TITLE:
Using Decision Tree Classification and Principal Component Analysis to Predict Ethnicity Based on Individual Characteristics: A Case Study of Assam and Bhutan Ethnicities
AUTHORS:
Tianhui Zhang, Xinyu Zhang, Xianchen Liu, Zhen Guo, Yuanhao Tian
KEYWORDS:
Decision Tree Classification, Principal Component Analysis, Anthropometric Features, Dimensionality Reduction, Machine Learning in Anthropology
JOURNAL NAME:
Journal of Software Engineering and Applications,
Vol.17 No.12,
December
12,
2024
ABSTRACT: This study investigates the use of a decision tree classification model, combined with Principal Component Analysis (PCA), to distinguish between Assam and Bhutan ethnic groups based on specific anthropometric features, including age, height, tail length, hair length, bang length, reach, and earlobe type. The dataset was reduced using PCA, which identified height, reach, and age as key features contributing to variance. However, while PCA effectively reduced dimensionality, it faced challenges in clearly distinguishing between the two ethnic groups, a limitation noted in previous research. In contrast, the decision tree model performed significantly better, establishing clear decision boundaries and achieving high classification accuracy. The decision tree consistently selected Height and Reach as the most important classifiers, a finding supported by existing studies on ethnic differences in Northeast India.
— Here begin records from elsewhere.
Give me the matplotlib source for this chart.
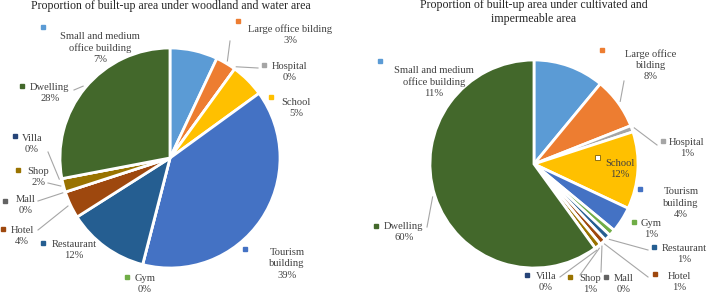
import matplotlib
matplotlib.use("Agg")
import matplotlib.pyplot as plt
import numpy as np

# ---------------- data ----------------
categories = ["Small and medium office building", "Large office bilding", "Hospital",
              "School", "Tourism building", "Gym", "Restaurant", "Hotel", "Mall",
              "Shop", "Villa", "Dwelling"]
woodland_values = [7, 3, 0, 5, 39, 0, 12, 4, 0, 2, 0, 28]
cultivated_values = [11, 8, 1, 12, 4, 1, 1, 1, 0, 1, 0, 60]
titles = ["Proportion of built-up area under woodland and water area",
          "Proportion of built-up area under cultivated and\nimpermeable area"]
colors = ["#5B9BD5", "#ED7D31", "#A5A5A5", "#FFC000", "#4472C4", "#70AD47",
          "#255E91", "#9E480E", "#636363", "#997300", "#264478", "#43682B"]

# ---------------- layout (pixel coords, y down) ----------------
W, H = 708, 294
left_labels = ["Small and medium\noffice building", "Large office bilding", "Hospital",
               "School", "Tourism\nbuilding", "Gym", "Restaurant", "Hotel", "Mall",
               "Shop", "Villa", "Dwelling"]
right_labels = ["Small and medium\noffice building", "Large office\nbilding", "Hospital",
                "School", "Tourism\nbuilding", "Gym", "Restaurant", "Hotel", "Mall",
                "Shop", "Villa", "Dwelling"]
# (text center x, text center y, marker x, marker y, line start or None)
left_layout = [
    (100, 48, 43, 27, None),
    (290, 35, 238, 21, (230, 41)),
    (290, 72, 264, 65, (258, 68)),
    (296, 108, 271, 97, None),
    (287, 264, 245, 249, None),
    (145, 284, 127, 277, None),
    (74, 250, 43, 243, None),
    (22, 236, 3, 229, (38, 230)),
    (26, 205, 5, 201, (38, 201)),
    (38, 177, 18, 170, (48, 183)),
    (32, 144, 15, 136, (48, 152)),
    (50, 93, 22, 86, (74, 90)),
]
right_layout = [
    (434, 82, 380, 61, None),
    (651, 65, 602, 50, (624, 81)),
    (687, 148, 663, 141, (657, 145)),
    (620, 169, 597, 157, None),
    (681, 203, 640, 189, None),
    (651, 229, 634, 222, None),
    (684, 254, 654, 247, (648, 250)),
    (679, 282, 655, 274, (648, 277)),
    (624, 284, 606, 277, (601, 272)),
    (590, 284, 570, 277, (580, 275)),
    (546, 282, 527, 275, (560, 277)),
    (404, 232, 376, 226, (427, 227)),
]
pies = [
    dict(values=woodland_values, labels=left_labels, layout=left_layout,
         center=(170, 158), radius=110, title_xy=(171, 6)),
    dict(values=cultivated_values, labels=right_labels, layout=right_layout,
         center=(534, 164), radius=104, title_xy=(534, 12)),
]

SERIF = ["Liberation Serif", "DejaVu Serif"]
TXT = "#404040"
LINE = "#A6A6A6"
EXPLODE = 0.025

fig = plt.figure(figsize=(W / 100, H / 100), dpi=100)
ax = fig.add_axes([0, 0, 1, 1])


def Y(py):
    return H - py


for k, p in enumerate(pies):
    vals = np.array(p["values"], dtype=float)
    total = vals.sum()
    cx, cy = p["center"]
    r = p["radius"]
    ax.pie(vals, colors=colors, startangle=90, counterclock=False,
           center=(cx, Y(cy)), radius=r, explode=[EXPLODE] * len(vals),
           wedgeprops=dict(edgecolor="white", linewidth=2.0), normalize=True)
    cum = np.concatenate([[0], np.cumsum(vals)])
    for i, lab in enumerate(p["labels"]):
        tx, ty, mx, my, ls = p["layout"][i]
        pct = int(round(vals[i] / total * 100))
        ax.text(tx, Y(ty), f"{lab}\n{pct}%", ha="center", va="center",
                fontsize=7.6, color=TXT, family=SERIF, linespacing=1.3)
        if k == 1 and i == 3:
            ax.plot(mx, Y(my), marker="s", ms=3.6, mfc="white", mec="#7F6000", mew=0.6)
        else:
            ax.plot(mx, Y(my), marker="s", ms=3, mfc=colors[i], mec=colors[i])
        if ls is not None:
            mid = (cum[i] + cum[i + 1]) / 2
            th = np.deg2rad(90 - 360 * mid / total)
            rr = r * (1 + EXPLODE)
            ex, ey = cx + rr * np.cos(th), Y(cy) + rr * np.sin(th)
            ax.plot([ls[0], ex], [Y(ls[1]), ey], color=LINE, lw=0.8)
    ax.text(p["title_xy"][0], Y(p["title_xy"][1]), titles[k], ha="center", va="center",
            fontsize=8.6, color="#262626", family=SERIF, linespacing=1.15)

ax.set_xlim(0, W)
ax.set_ylim(0, H)
ax.set_aspect("equal")
ax.axis("off")
fig.savefig("out.png", dpi=100)
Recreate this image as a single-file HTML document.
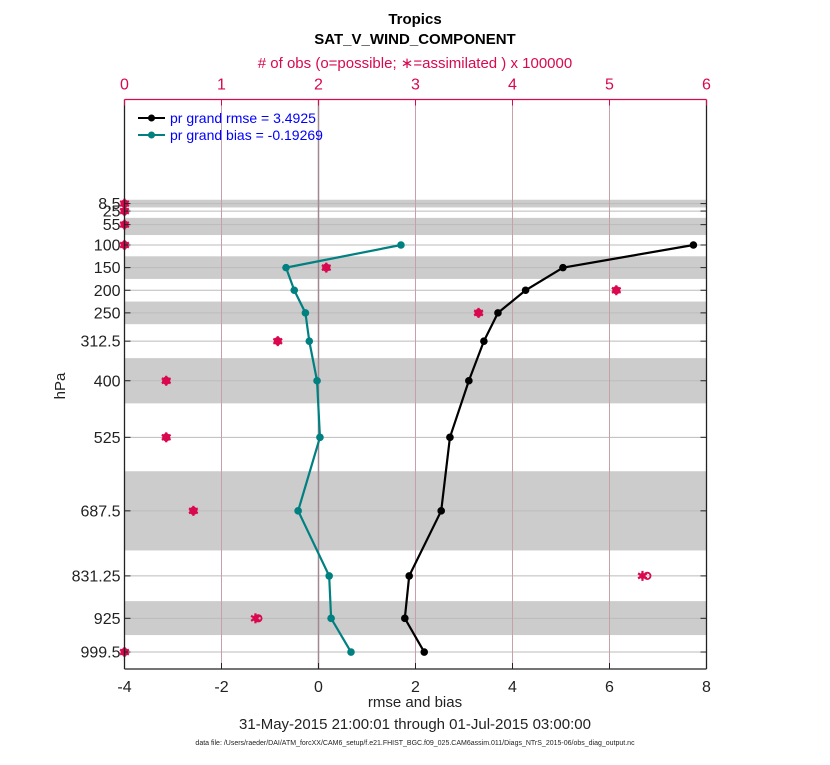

The results highlight the strengths of combining PCA for dimensionality reduction with decision tree models for classification tasks. While PCA alone was insufficient for optimal class separation, its integration with decision trees improved both the model’s accuracy and interpretability. Future research could explore other machine learning models to enhance classification and examine a broader set of anthropometric features for more comprehensive ethnic group classification.